### Problem details
Leaving the pictures out, print the lines from the first line of the listing through the line containing "import plotly.graph_objects as go", exactly as they read, and no others.

### Supplied information

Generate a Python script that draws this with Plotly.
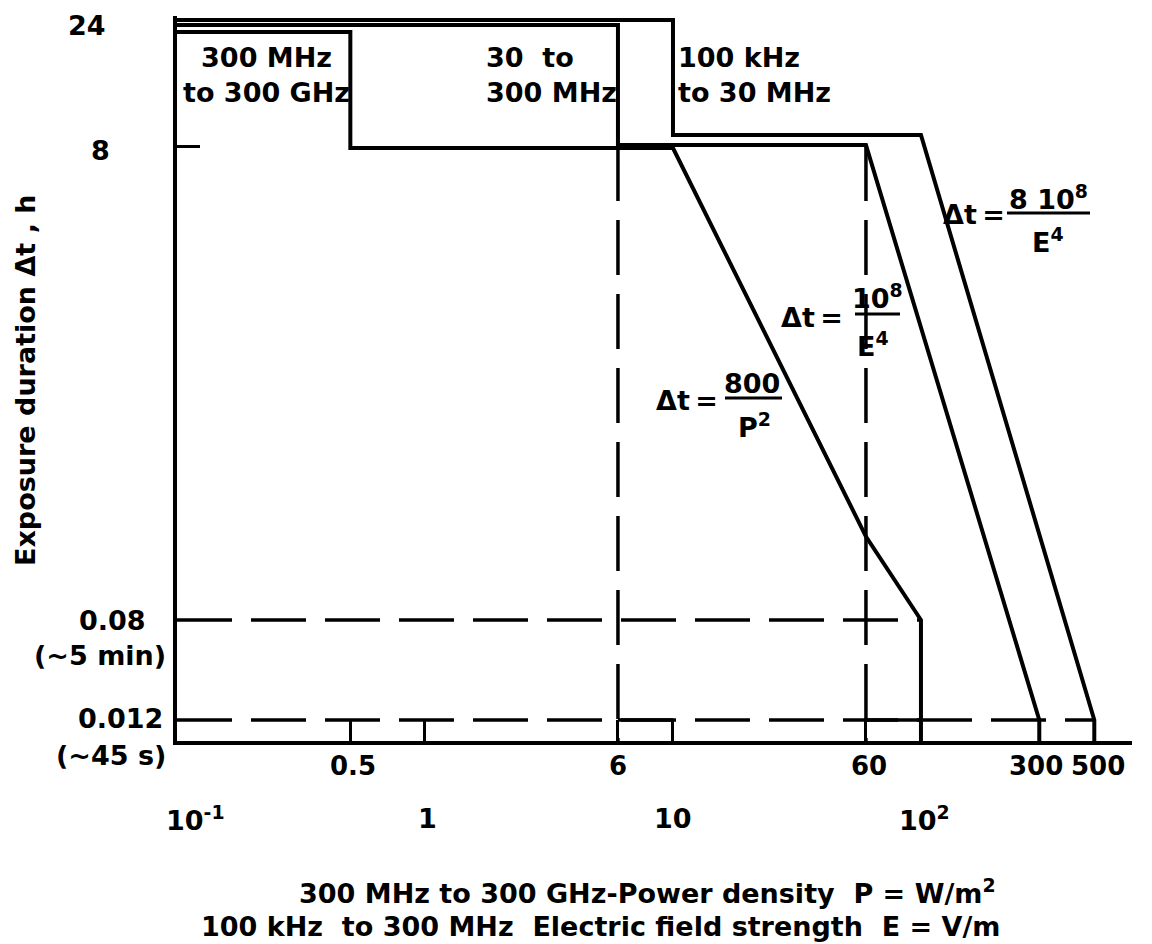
import numpy as np
import plotly.graph_objects as go

# ---------------- data ----------------
# 300 MHz - 300 GHz : power density P (W/m^2) vs exposure duration (h)
band_p_x = [0.1, 0.5, 0.5, 10, 60, 100, 100]
band_p_t = [24, 24, 8, 8, 0.18, 0.08, None]          # None = down to the axis
# 30 - 300 MHz : electric field strength E (V/m)
band_e1_x = [0.1, 6, 6, 60, 300, 300]
band_e1_t = [24, 24, 8, 8, 0.012, None]
# 100 kHz - 30 MHz : electric field strength E (V/m)
band_e2_x = [0.1, 10, 10, 100, 500, 500]
band_e2_t = [24, 24, 8, 8, 0.012, None]

# reference (dashed) levels and guides
level_5min_t = 0.08
level_5min_x = [0.1, 100]
level_45s_t = 0.012
level_45s_x = [0.1, 500]
guide_x = [6, 60]                 # vertical dashed guides from 8 h down
guide_top_t = 8
solid_45s_x = [[6, 10], [60, 100]]  # solid pieces on the 0.012 h level

x_ticks = [0.5, 1, 6, 10, 60, 100, 300, 500]
x_label_vals = [0.5, 6, 60, 300, 500]
x_label_text = ["0.5", "6", "60", "300", "500"]
decade_vals = [0.1, 1, 10, 100]
decade_text = ["10<sup>-1</sup>", "1", "10", "10<sup>2</sup>"]

# ---------------- schematic (non-uniform) duration scale ----------------
Y_ANCHOR_H = [0.012, 0.08, 8, 24]
Y_ANCHOR_U = [21, 121, 595, 716]
Y_TOP = 725


def yscale(h, nudge=None):
    if h is None:
        return 0.0
    u = float(np.interp(np.log10(h), np.log10(Y_ANCHOR_H), Y_ANCHOR_U))
    if nudge and h in nudge:
        u += nudge[h]
    return u


FONT = "DejaVu Sans"
BLACK = "#000000"
PAGE_OFF = 8                      # default body margin of the page
W, H = 1152 - PAGE_OFF, 944 - PAGE_OFF
ML, MT = 177 - PAGE_OFF, 16 - PAGE_OFF
PW, PH = 955, 725
MR, MB = W - ML - PW, H - MT - PH


def px(xpix):
    return (xpix - PAGE_OFF - ML) / PW


def py(ypix):
    return (MT + PH + PAGE_OFF - ypix) / PH


fig = go.Figure()

bands = [
    (band_p_x, band_p_t, {24: -7, 8: -2}),
    (band_e1_x, band_e1_t, {24: 0, 8: 1}),
    (band_e2_x, band_e2_t, {24: 5, 8: 11}),
]
for bx, bt, nudge in bands:
    fig.add_trace(go.Scatter(
        x=bx, y=[yscale(t, nudge) for t in bt], mode="lines",
        line=dict(color=BLACK, width=4), hoverinfo="skip", showlegend=False))

dash = "55px,19px"
for lx, lt in [(level_5min_x, level_5min_t), (level_45s_x, level_45s_t)]:
    fig.add_trace(go.Scatter(
        x=lx, y=[yscale(lt)] * 2, mode="lines",
        line=dict(color=BLACK, width=3.5, dash=dash),
        hoverinfo="skip", showlegend=False))

for gx in guide_x:
    fig.add_trace(go.Scatter(
        x=[gx, gx], y=[yscale(guide_top_t), yscale(None)], mode="lines",
        line=dict(color=BLACK, width=3.5, dash=dash),
        hoverinfo="skip", showlegend=False))

for sx in solid_45s_x:
    fig.add_trace(go.Scatter(
        x=sx, y=[yscale(level_45s_t)] * 2, mode="lines",
        line=dict(color=BLACK, width=3.5),
        hoverinfo="skip", showlegend=False))

annotations = []
F = dict(family=FONT, size=27, color=BLACK, weight="bold")

# y labels
ylabels = [
    ("24", 108, yscale(24), 0),
    ("8", 112, yscale(8), -4),
    ("0.08", 148, yscale(0.08), 0),
    ("(~5 min)", 168, yscale(0.08), -35),
    ("0.012", 165, yscale(0.012), 2),
    ("(~45 s)", 168, yscale(0.012), -35),
]
for txt, xr, yv, ys in ylabels:
    annotations.append(dict(text=txt, xref="paper", x=px(xr), xanchor="right",
                            yref="y", y=yv, yanchor="middle", yshift=ys,
                            showarrow=False, font=F))

# first row of x labels
lab_shift = [3, 0, 3, -3, 4]
for v, t, s in zip(x_label_vals, x_label_text, lab_shift):
    annotations.append(dict(text=t, xref="x", x=np.log10(v), xanchor="center", xshift=s,
                            yref="paper", y=py(766), yanchor="middle",
                            showarrow=False, font=dict(F, size=26)))

# decade labels (second row)
dec_shift = [18, 3, 0, 4]
for v, t, s in zip(decade_vals, decade_text, dec_shift):
    annotations.append(dict(text=t, xref="x", x=np.log10(v), xanchor="center", xshift=s,
                            yref="paper", y=py(818), yanchor="middle",
                            showarrow=False, font=F))

# band labels
annotations += [
    dict(text="300 MHz<br>to 300 GHz", xref="paper", x=px(266), xanchor="center",
         yref="paper", y=py(75), yanchor="middle", align="center", showarrow=False, font=F),
    dict(text="30\u00a0\u00a0to<br>300 MHz", xref="paper", x=px(484), xanchor="left",
         yref="paper", y=py(75), yanchor="middle", align="left", showarrow=False, font=F),
    dict(text="100 kHz<br>to 30 MHz", xref="paper", x=px(676), xanchor="left",
         yref="paper", y=py(75), yanchor="middle", align="left", showarrow=False, font=F),
]

# formulas
formulas = [
    ((687, 400), "800", (752, 383), "P<sup>2</sup>", (754, 425), (725, 782, 398)),
    ((812, 317), "10<sup>8</sup>", (877, 296), "E<sup>4</sup>", (873, 344), (855, 900, 314)),
    ((974, 215), "8\u00a010<sup>8</sup>", (1048, 197), "E<sup>4</sup>", (1048, 241), (1007, 1090, 213)),
]
shapes = []
for (dx, dy), num, (nx, ny), den, (ex, ey), (b0, b1, by) in formulas:
    annotations.append(dict(text="\u0394t\u2009=", xref="paper", x=px(dx), yref="paper", y=py(dy),
                            xanchor="center", yanchor="middle", showarrow=False, font=F))
    annotations.append(dict(text=num, xref="paper", x=px(nx), yref="paper", y=py(ny),
                            xanchor="center", yanchor="middle", showarrow=False, font=F))
    annotations.append(dict(text=den, xref="paper", x=px(ex), yref="paper", y=py(ey),
                            xanchor="center", yanchor="middle", showarrow=False, font=F))
    shapes.append(dict(type="line", xref="paper", yref="paper", x0=px(b0), x1=px(b1),
                       y0=py(by), y1=py(by), line=dict(color=BLACK, width=3)))

# axis captions
annotations += [
    dict(text="300 MHz to 300 GHz-Power density\u00a0\u00a0P = W/m<sup>2</sup>", xref="paper",
         x=px(297), xanchor="left", yref="paper", y=py(891), yanchor="middle",
         showarrow=False, font=F),
    dict(text="100 kHz\u00a0\u00a0to 300 MHz\u00a0\u00a0Electric field strength\u00a0\u00a0E = V/m", xref="paper",
         x=px(199), xanchor="left", yref="paper", y=py(926), yanchor="middle",
         showarrow=False, font=F),
    dict(text="Exposure duration \u0394t , h", xref="paper", x=px(25), xanchor="center",
         yref="paper", y=py(380), yanchor="middle", textangle=-90,
         showarrow=False, font=F),
]

fig.update_layout(
    width=W, height=H,
    margin=dict(l=ML, r=MR, t=MT, b=MB),
    paper_bgcolor="white", plot_bgcolor="white",
    font=dict(family=FONT, size=27, color=BLACK),
    annotations=annotations, shapes=shapes,
    xaxis=dict(type="log", range=[-1, 2.851], showgrid=False, zeroline=False,
               showline=True, linecolor=BLACK, linewidth=4,
               tickmode="array", tickvals=x_ticks, showticklabels=False,
               ticks="inside", ticklen=21, tickwidth=3, tickcolor=BLACK),
    yaxis=dict(range=[0, Y_TOP], showgrid=False, zeroline=False,
               showline=True, linecolor=BLACK, linewidth=4,
               tickmode="array", tickvals=[yscale(8)], ticks="inside",
               ticklen=23, tickwidth=3, tickcolor=BLACK, showticklabels=False),
)

fig.write_html("out.html")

### Answer to the exercise
Generate a Python script that draws this with Plotly.
import numpy as np
import plotly.graph_objects as go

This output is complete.